I
experienced a sudden reminder of the expiration date on my admission
ticket to this thing called life yesterday. The fact that we are all
just visiting God's little amusement park
became very apparent when a friend of mine who was coming to visit
pounded on my door at 10am. He told me someone was passed out, laying
near the sidewalk just up the street from my home. I yelled to my wife
to come along and the three of us ran up the street to see a body lying
in the ground cover with two small toy poodles standing guard over him.
I immediately recognized my neighbor and was dialing 911 on my phone as I slowed down to evaluate the situation. I knew Dwight, only as the nice guy with a black and a white toy poodle. The extent of our conversations were about the weather and our dogs.
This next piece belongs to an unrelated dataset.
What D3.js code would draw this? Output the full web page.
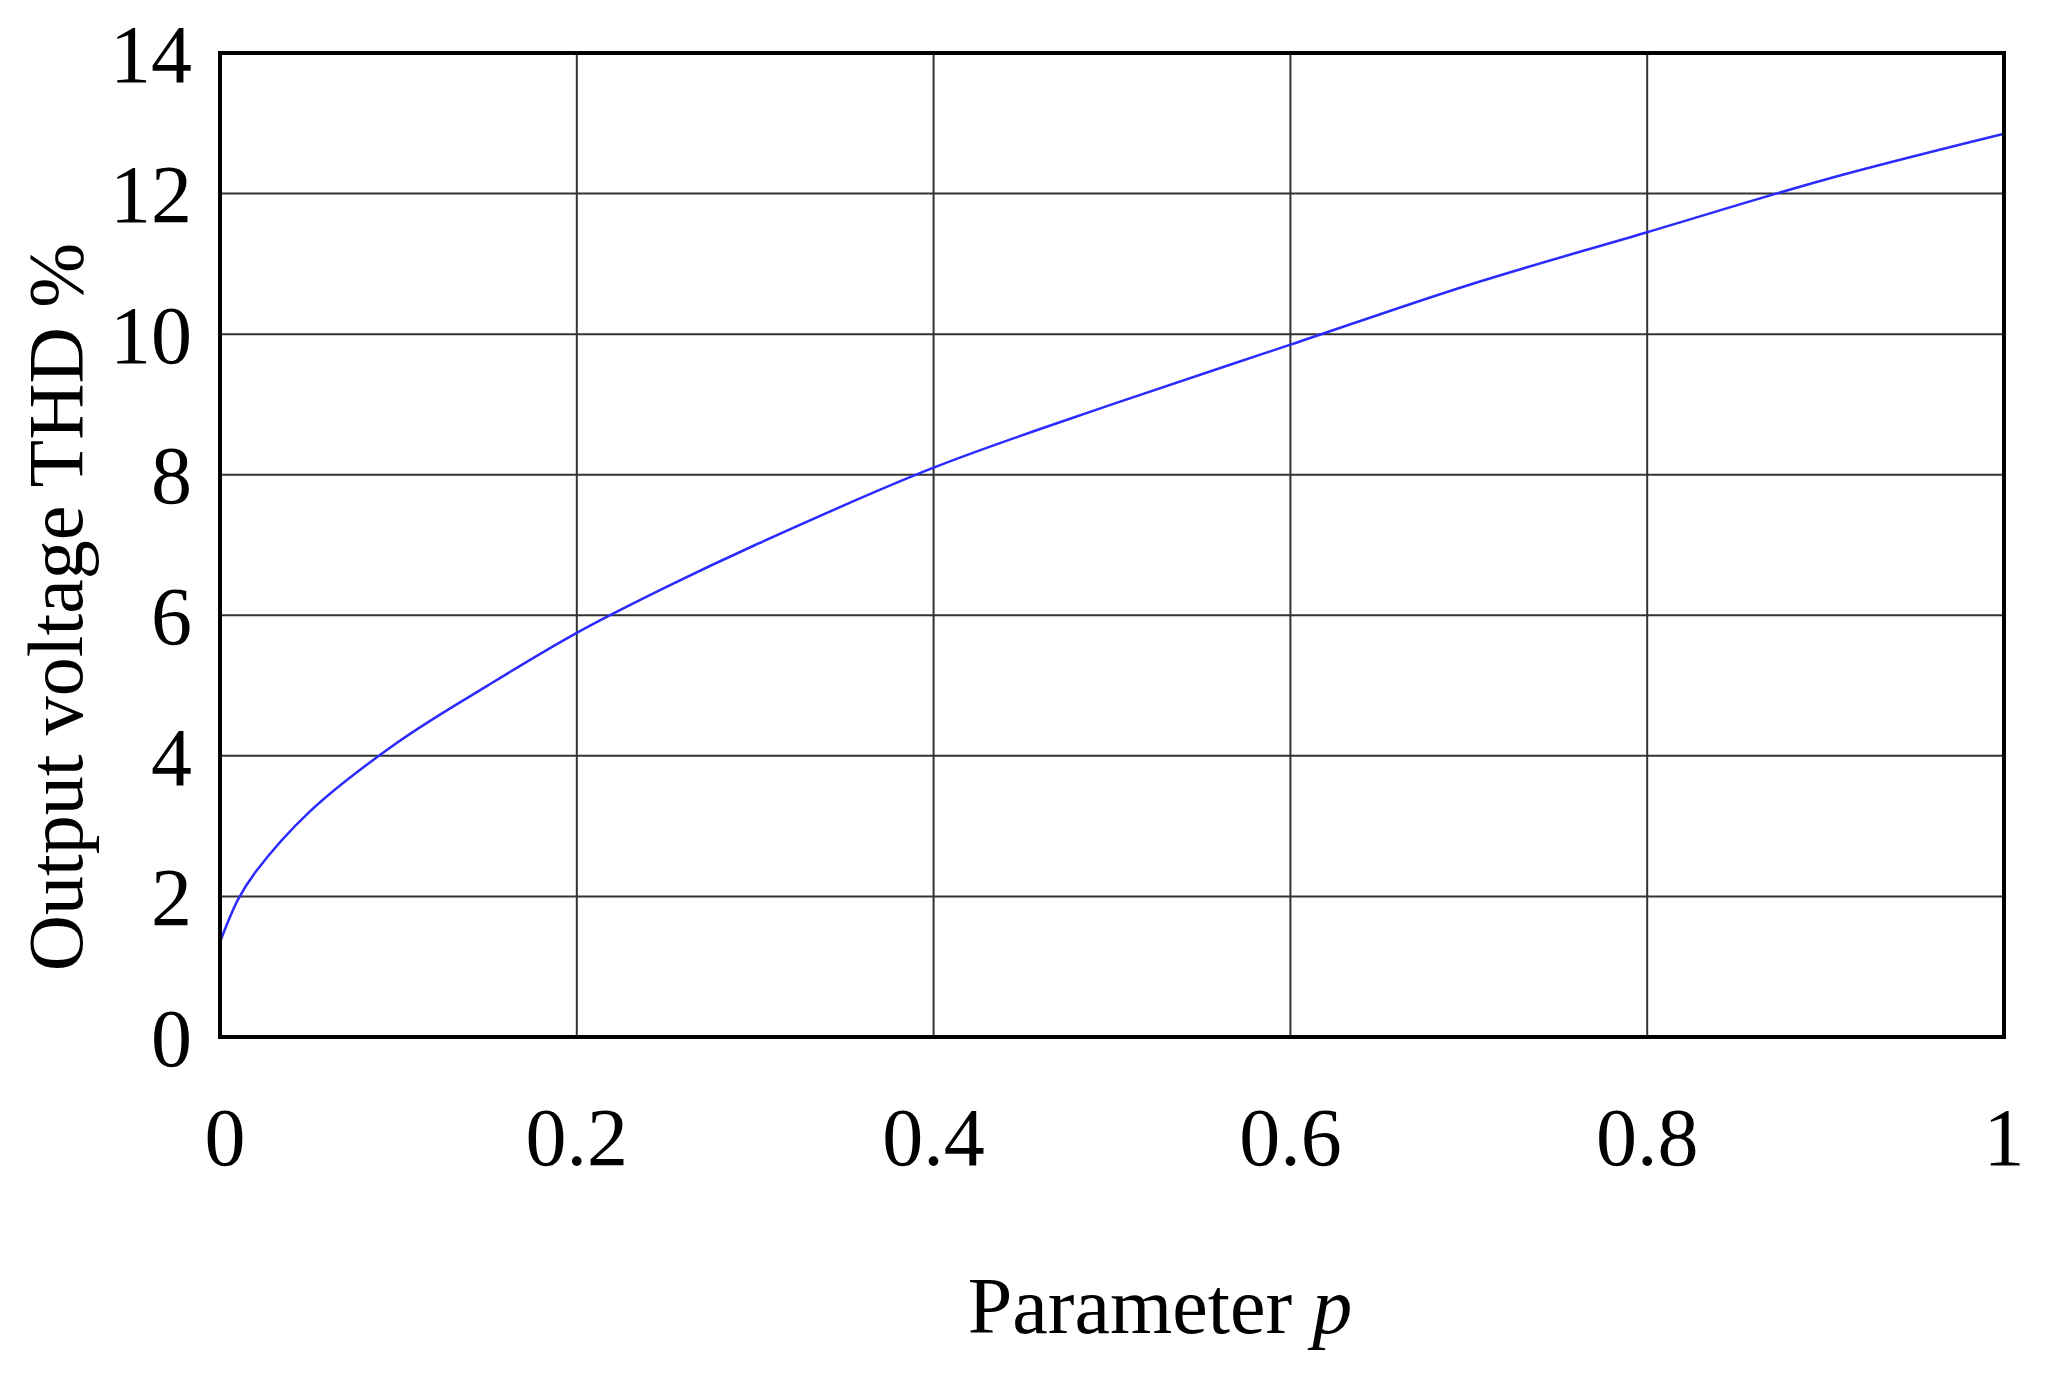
<!DOCTYPE html>
<html><head><meta charset="utf-8">
<script src="https://cdn.jsdelivr.net/npm/d3@7"></script>
<style>body{margin:0;background:#fff}</style>
</head><body><svg id="c" width="2066" height="1393"></svg>
<script>
var pValues = [0, 0.01, 0.02, 0.05, 0.1, 0.15, 0.2, 0.25, 0.3, 0.4, 0.5, 0.6, 0.7, 0.8, 0.9, 1.0];
var thdValues = [1.35, 1.95, 2.35, 3.2, 4.2, 5.0, 5.75, 6.4, 7.0, 8.1, 9.0, 9.85, 10.7, 11.45, 12.2, 12.85];
var xTicks = [0, 0.2, 0.4, 0.6, 0.8, 1];
var yTicks = [0, 2, 4, 6, 8, 10, 12, 14];

var margin = {top: 53, right: 62, bottom: 356, left: 220},
    width = 2066 - margin.left - margin.right,
    height = 1393 - margin.top - margin.bottom;

var svg = d3.select("#c");
var g = svg.append("g").attr("transform", "translate(" + margin.left + "," + margin.top + ")");

var x = d3.scaleLinear().domain([0, 1]).range([0, width]);
var y = d3.scaleLinear().domain([0, 14]).range([height, 0]);
var font = "'Liberation Serif', 'DejaVu Serif', serif";

// grid
g.selectAll(".vg").data(xTicks).enter().append("line")
    .attr("x1", d => x(d)).attr("x2", d => x(d)).attr("y1", 0).attr("y2", height)
    .attr("stroke", "#333").attr("stroke-width", 2);
g.selectAll(".hg").data(yTicks).enter().append("line")
    .attr("x1", 0).attr("x2", width).attr("y1", d => y(d)).attr("y2", d => y(d))
    .attr("stroke", "#333").attr("stroke-width", 2);

// curve
var line = d3.line().x((d, i) => x(pValues[i])).y(d => y(d)).curve(d3.curveCatmullRom.alpha(0.5));
g.append("path").datum(thdValues).attr("d", line)
    .attr("fill", "none").attr("stroke", "#2b2bff").attr("stroke-width", 2.5);

// frame
g.append("rect").attr("width", width).attr("height", height)
    .attr("fill", "none").attr("stroke", "#000").attr("stroke-width", 4);

// tick labels
g.selectAll(".yl").data(yTicks).enter().append("text")
    .attr("x", -28).attr("y", d => y(d)).attr("dy", "0.35em")
    .attr("text-anchor", "end").attr("font-family", font).attr("font-size", 82)
    .text(d => d);
g.selectAll(".xl").data(xTicks).enter().append("text")
    .attr("x", d => x(d) + (d === 0 ? 5 : 0)).attr("y", height + 128)
    .attr("text-anchor", "middle").attr("font-family", font).attr("font-size", 82)
    .text(d => d);

// axis titles
var xt = svg.append("text").attr("x", 1160).attr("y", 1333)
    .attr("text-anchor", "middle").attr("font-family", font).attr("font-size", 80);
xt.append("tspan").text("Parameter ");
xt.append("tspan").attr("font-style", "italic").text("p");

svg.append("text").attr("transform", "translate(82,607) rotate(-90)")
    .attr("text-anchor", "middle").attr("font-family", font).attr("font-size", 78)
    .text("Output voltage THD %");
</script></body></html>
I figured Dwight had some sort of heart problem and so I handed the phone to my wife and got down and started CPR on him. It's a very strange thing to know someone very superficially and then to be suddenly intimately involved in deciding their fate. Actually, there was no decision on my part other than to decide to try save this guy's life or accept the fact that he is already gone. I am no doctor so all I knew to do was to begin CPR that I learned two decades ago. All I knew was that compressing his chest and breathing into his lungs might revive him if he wasn't too far gone. So, I just started - compressing, pumping, pumping, pumping.
For 10 minutes I did this while things happened around me. After the paramedics got there and took over, his wife, two grown sons, and a daughter in law showed up. I just stood there while the professionals worked on him. I thought for sure they would get his heart going again. Didn't happen. I think Dwight's ticket was up before I got there. I overheard the doctor on the radio from the hospital tell one of the EMT's to "call him at 10:35." Boom. Just like that. Life ends.
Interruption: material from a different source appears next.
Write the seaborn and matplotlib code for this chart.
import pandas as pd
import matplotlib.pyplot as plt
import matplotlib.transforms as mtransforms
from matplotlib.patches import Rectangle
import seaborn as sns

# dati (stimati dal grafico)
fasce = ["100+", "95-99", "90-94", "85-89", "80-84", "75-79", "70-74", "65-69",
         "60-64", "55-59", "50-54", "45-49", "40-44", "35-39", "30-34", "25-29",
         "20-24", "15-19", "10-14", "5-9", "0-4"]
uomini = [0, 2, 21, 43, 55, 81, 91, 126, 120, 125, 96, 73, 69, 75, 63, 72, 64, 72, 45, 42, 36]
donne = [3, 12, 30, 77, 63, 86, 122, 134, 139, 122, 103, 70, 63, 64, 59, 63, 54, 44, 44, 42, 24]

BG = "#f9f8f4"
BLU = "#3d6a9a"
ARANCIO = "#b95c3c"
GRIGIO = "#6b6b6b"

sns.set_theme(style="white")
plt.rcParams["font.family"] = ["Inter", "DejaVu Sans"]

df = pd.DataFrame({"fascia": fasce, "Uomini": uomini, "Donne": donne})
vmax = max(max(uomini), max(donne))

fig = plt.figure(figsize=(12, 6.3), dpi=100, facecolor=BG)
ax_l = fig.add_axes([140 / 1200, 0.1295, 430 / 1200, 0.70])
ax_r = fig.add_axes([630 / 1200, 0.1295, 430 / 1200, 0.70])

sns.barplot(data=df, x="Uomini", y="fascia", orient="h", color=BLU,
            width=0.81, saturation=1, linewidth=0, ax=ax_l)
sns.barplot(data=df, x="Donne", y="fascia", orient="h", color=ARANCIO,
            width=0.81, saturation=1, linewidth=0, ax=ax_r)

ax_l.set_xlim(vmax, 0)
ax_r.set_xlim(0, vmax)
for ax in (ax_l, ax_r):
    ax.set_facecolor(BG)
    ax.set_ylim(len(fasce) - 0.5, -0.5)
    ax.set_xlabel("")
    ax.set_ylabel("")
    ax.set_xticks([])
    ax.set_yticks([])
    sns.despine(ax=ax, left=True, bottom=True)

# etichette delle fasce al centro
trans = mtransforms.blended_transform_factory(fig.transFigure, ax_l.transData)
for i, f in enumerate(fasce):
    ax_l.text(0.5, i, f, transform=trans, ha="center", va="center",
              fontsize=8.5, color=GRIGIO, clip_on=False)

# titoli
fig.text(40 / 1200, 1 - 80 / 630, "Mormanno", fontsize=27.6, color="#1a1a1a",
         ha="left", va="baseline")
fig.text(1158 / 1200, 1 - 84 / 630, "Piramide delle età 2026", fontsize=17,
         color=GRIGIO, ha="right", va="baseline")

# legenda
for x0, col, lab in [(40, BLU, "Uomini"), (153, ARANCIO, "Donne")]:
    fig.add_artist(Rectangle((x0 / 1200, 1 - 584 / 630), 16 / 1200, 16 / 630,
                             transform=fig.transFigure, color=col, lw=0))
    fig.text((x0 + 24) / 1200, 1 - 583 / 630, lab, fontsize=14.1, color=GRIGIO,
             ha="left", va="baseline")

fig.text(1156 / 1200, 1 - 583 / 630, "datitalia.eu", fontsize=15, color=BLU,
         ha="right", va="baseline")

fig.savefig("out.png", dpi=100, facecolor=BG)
I flash on the strangest things about that situation. Could I have done more? What if we had been there sooner? When I first walked up to him his toy poodles were standing guard. The little black one was sitting on his belly, looking quite frightened. I reached down to pick him up, fully expecting to get bitten. The little guy growled at me but didn't bite me as I handed him to my friend.
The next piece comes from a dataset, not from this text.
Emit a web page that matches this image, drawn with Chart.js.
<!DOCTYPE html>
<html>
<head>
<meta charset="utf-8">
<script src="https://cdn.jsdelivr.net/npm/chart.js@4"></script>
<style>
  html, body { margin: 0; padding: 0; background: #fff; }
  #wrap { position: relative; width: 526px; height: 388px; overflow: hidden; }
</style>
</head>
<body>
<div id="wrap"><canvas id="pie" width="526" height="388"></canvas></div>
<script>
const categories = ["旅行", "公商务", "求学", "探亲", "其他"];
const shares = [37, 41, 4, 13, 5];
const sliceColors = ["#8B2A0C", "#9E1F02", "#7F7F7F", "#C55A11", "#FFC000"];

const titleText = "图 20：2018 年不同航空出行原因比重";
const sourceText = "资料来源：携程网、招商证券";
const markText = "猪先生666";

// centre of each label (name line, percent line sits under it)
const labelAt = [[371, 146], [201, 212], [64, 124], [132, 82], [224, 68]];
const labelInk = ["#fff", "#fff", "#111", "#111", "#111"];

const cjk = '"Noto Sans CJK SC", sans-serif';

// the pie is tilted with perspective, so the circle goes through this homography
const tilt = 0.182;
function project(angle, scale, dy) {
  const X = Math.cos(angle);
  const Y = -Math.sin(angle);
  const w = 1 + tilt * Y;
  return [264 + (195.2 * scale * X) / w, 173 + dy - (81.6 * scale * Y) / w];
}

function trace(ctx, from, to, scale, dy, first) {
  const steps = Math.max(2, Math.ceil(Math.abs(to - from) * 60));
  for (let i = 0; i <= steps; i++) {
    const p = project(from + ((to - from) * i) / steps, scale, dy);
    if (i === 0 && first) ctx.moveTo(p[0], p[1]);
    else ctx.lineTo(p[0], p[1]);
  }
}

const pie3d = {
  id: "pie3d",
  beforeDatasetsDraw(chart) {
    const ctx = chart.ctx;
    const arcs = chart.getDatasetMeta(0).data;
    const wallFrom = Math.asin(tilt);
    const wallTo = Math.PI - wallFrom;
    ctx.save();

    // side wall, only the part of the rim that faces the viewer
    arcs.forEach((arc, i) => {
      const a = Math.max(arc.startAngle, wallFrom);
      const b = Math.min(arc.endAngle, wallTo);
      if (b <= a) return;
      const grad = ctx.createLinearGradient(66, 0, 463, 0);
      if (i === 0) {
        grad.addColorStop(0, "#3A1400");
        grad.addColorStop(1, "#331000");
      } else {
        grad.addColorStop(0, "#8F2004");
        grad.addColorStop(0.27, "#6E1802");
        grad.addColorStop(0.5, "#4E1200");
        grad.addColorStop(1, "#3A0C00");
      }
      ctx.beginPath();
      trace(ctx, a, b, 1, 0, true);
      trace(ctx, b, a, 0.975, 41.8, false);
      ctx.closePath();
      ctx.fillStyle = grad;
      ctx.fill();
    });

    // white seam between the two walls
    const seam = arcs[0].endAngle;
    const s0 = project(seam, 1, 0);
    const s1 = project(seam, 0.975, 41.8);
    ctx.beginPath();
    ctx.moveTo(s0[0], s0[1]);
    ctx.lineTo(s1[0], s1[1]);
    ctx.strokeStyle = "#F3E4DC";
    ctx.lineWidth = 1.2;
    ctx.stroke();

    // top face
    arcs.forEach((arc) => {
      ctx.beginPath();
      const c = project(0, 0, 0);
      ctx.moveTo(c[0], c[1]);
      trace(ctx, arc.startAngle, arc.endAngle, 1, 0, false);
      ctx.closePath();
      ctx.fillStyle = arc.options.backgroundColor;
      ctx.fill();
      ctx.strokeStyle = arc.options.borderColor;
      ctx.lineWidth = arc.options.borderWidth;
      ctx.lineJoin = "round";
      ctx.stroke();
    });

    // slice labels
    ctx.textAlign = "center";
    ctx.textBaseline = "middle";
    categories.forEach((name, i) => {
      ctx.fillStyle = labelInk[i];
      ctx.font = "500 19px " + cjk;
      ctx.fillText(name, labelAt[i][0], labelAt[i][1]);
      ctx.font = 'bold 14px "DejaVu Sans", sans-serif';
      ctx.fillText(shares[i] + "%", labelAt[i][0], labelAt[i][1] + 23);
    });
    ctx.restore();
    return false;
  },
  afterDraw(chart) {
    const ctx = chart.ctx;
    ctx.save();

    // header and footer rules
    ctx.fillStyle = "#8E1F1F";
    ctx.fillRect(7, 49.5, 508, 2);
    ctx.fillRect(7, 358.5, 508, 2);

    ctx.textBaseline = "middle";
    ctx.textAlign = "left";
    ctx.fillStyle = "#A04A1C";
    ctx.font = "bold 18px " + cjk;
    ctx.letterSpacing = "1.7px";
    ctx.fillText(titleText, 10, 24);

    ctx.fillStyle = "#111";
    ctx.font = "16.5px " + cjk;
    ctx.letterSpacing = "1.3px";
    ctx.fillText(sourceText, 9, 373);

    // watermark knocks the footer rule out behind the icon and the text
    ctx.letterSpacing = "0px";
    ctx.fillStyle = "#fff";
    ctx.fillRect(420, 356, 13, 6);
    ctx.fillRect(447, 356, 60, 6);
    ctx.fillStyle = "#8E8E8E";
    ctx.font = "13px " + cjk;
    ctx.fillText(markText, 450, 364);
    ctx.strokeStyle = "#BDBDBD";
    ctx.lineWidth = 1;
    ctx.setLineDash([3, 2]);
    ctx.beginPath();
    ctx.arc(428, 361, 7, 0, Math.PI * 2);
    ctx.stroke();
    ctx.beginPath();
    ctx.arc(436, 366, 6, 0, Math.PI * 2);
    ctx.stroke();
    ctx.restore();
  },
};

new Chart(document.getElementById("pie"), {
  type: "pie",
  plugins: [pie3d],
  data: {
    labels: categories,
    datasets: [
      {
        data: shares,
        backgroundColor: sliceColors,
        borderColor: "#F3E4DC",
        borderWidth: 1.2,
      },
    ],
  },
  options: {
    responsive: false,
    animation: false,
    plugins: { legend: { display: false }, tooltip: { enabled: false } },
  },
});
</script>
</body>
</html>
My dog-loving neighbor had a DNR in place. Do not resuscitate. I think he knew he was living on borrowed time. Although this moment will be etched in my mind forever, I appreciate the reminder it has given me. We got an all-inclusive rides pass when we entered this amusement park called life and we get to have all kinds of rides before the park is closed and we are sent home. Some of the rides we thoroughly enjoy, others we might not. But we do get to experience every kind of ride there is by the time our visit is over.
My neighbor had a DNR document so the doctors knew they shouldn't go to extreme measures to keep him alive. I think the rest of us need a DNR document also. But, slightly different. The rest of us should have a Do Not Regret document that we adhere to. One that says we won't leave the amusement park with any regrets.
So, for me, the ride continues. I don't know when the park will be closing but until then, I am going to be fully present for the screams, the laughs, the fears, and the fun until the lights go out and the park closes for good.